La nouvelle loi traduit également l’engagement des autorités judiciaires et des forces de sécurité à intensifier les efforts pour prévenir, réprimer et réduire ces crimes. Leur impact sur la sécurité juridique et sociétale, sur l’économie, ainsi que sur les services publics est considérable. À titre d’exemple, les estimations officielles indiquent que les migrants illégaux-notamment les jeunes originaires des pays sahéliens-représentent près de 10 % de la population nationale.
L’ensemble des dispositions de la loi n° 039/2024 font de cette Cour spécialisée un instrument juridique pertinent et robuste. Elle offre un cadre procédural et substantiel garantissant les droits humains, l’efficacité de la réponse judiciaire, la célérité dans le traitement des affaires, et le respect des engagements internationaux de la République Islamique de Mauritanie.
Pour que cette juridiction exerce pleinement ses attributions sur l’ensemble du territoire national, deux conditions s’imposent :
- D’une part, un soutien accru de la part des partenaires nationaux et internationaux.
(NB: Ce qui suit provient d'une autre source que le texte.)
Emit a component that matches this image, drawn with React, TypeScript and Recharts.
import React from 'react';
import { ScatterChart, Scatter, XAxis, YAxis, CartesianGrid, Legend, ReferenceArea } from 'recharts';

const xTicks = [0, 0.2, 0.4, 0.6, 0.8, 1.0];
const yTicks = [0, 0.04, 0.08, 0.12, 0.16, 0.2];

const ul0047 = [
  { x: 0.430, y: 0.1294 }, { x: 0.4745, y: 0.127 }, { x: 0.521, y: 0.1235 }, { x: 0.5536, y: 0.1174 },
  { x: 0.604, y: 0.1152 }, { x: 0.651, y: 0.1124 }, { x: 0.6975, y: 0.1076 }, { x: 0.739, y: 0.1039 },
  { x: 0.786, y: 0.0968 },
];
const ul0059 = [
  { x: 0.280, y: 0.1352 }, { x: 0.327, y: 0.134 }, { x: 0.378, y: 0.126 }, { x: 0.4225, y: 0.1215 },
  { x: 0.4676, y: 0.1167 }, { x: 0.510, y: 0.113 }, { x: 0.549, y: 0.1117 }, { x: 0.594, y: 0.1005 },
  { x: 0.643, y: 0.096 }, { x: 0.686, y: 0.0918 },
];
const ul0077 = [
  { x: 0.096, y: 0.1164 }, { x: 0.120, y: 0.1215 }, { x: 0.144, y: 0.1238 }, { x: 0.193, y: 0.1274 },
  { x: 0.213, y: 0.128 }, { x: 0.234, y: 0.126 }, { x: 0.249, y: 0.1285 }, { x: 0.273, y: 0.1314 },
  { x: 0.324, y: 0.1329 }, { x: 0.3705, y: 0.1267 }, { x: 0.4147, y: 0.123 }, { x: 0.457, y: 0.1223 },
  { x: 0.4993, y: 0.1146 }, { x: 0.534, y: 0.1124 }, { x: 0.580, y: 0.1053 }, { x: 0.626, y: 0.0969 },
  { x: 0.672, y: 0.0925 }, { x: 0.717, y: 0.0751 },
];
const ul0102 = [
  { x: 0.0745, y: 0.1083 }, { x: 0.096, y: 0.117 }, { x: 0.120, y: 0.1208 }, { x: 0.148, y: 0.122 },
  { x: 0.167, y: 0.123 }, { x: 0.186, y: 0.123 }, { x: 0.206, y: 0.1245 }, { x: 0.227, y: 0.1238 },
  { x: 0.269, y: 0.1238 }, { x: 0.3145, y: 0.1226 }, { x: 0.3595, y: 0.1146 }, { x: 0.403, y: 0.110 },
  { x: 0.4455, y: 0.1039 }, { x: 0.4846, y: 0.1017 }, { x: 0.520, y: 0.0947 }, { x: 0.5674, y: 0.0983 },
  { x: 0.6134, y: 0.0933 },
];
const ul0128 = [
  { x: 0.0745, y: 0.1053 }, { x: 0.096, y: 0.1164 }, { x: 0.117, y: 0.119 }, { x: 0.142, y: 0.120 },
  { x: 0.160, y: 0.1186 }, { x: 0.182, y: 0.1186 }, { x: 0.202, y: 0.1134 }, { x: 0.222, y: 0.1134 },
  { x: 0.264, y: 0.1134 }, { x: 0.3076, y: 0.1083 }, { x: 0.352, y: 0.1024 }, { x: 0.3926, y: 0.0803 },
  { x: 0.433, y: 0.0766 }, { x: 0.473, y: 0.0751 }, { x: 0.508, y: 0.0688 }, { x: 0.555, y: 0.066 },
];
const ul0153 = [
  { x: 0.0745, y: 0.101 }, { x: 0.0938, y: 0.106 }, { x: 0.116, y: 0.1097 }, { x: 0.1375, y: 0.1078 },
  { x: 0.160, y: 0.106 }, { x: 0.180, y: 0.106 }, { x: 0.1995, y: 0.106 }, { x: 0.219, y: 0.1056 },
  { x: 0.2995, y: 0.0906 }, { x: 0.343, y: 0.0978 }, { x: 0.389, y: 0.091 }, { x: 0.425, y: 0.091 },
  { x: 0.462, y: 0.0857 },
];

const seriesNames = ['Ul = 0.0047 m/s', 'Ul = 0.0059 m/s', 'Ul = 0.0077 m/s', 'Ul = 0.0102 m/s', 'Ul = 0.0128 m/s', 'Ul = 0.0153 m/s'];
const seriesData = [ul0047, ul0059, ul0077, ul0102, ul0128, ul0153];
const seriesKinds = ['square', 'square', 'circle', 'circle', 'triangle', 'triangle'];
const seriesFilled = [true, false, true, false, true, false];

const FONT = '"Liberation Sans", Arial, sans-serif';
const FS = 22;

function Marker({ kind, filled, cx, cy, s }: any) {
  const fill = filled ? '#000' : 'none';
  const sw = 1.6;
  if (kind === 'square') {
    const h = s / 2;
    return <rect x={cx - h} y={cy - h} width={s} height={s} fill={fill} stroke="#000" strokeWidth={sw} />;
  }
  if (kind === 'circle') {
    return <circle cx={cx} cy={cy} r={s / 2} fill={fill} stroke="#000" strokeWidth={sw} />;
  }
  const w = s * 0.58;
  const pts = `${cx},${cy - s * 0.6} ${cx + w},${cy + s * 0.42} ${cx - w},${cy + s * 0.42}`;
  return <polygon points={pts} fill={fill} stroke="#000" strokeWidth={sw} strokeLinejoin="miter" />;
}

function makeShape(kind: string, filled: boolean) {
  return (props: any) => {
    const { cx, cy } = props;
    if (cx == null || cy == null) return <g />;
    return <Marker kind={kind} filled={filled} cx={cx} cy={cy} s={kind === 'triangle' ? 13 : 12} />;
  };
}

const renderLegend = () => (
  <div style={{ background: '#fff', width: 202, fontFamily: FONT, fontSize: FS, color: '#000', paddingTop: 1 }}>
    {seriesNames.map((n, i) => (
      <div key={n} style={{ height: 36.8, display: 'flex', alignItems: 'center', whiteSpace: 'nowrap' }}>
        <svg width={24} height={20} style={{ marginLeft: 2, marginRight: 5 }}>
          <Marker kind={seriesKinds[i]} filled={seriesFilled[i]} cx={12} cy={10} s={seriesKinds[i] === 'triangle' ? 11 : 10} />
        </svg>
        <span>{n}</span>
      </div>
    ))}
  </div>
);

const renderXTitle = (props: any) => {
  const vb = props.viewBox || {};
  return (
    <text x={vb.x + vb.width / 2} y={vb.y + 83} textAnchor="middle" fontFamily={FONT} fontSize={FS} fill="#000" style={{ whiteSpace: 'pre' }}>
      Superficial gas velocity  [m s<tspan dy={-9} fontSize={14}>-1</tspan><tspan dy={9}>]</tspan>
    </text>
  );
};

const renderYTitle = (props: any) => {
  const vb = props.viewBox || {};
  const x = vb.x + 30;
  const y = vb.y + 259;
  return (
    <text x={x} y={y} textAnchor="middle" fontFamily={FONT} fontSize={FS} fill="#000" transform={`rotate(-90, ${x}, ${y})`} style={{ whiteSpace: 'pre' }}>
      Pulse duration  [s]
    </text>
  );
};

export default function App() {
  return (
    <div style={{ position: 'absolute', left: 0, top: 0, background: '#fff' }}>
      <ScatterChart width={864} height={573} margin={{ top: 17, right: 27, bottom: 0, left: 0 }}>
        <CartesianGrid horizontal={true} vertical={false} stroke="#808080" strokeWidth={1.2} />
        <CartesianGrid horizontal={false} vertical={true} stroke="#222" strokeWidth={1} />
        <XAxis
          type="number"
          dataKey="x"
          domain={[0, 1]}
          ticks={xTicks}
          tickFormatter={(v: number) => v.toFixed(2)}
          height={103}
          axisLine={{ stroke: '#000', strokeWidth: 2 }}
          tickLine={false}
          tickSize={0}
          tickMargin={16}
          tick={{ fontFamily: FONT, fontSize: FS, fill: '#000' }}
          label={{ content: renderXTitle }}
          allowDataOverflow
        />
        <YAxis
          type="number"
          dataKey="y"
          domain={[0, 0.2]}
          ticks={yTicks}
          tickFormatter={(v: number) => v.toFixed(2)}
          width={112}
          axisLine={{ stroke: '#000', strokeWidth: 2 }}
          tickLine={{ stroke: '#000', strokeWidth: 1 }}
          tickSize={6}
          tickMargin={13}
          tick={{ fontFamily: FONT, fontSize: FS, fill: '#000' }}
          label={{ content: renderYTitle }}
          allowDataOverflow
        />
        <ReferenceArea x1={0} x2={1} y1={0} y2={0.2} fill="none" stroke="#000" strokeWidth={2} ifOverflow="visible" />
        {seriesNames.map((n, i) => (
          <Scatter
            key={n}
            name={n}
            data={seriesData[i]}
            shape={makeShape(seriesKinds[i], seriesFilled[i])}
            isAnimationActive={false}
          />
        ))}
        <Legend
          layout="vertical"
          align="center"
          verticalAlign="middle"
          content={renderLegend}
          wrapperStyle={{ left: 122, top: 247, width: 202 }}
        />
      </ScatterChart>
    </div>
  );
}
- D’autre part, une allocation budgétaire suffisante au profit du ministère de la Justice, garantissant un déploiement effectif et rapide des structures prévues par la loi, notamment les crédits nécessaires à son fonctionnement conformément à la loi n° 039/2024, portant création de la Cour (….), afin d’assurer sa présence effective et en temps réel sur l’ensemble du territoire national, lui permettant notamment de tenir, si nécessaire, des audiences foraines, rapprochant ainsi la justice du justiciable.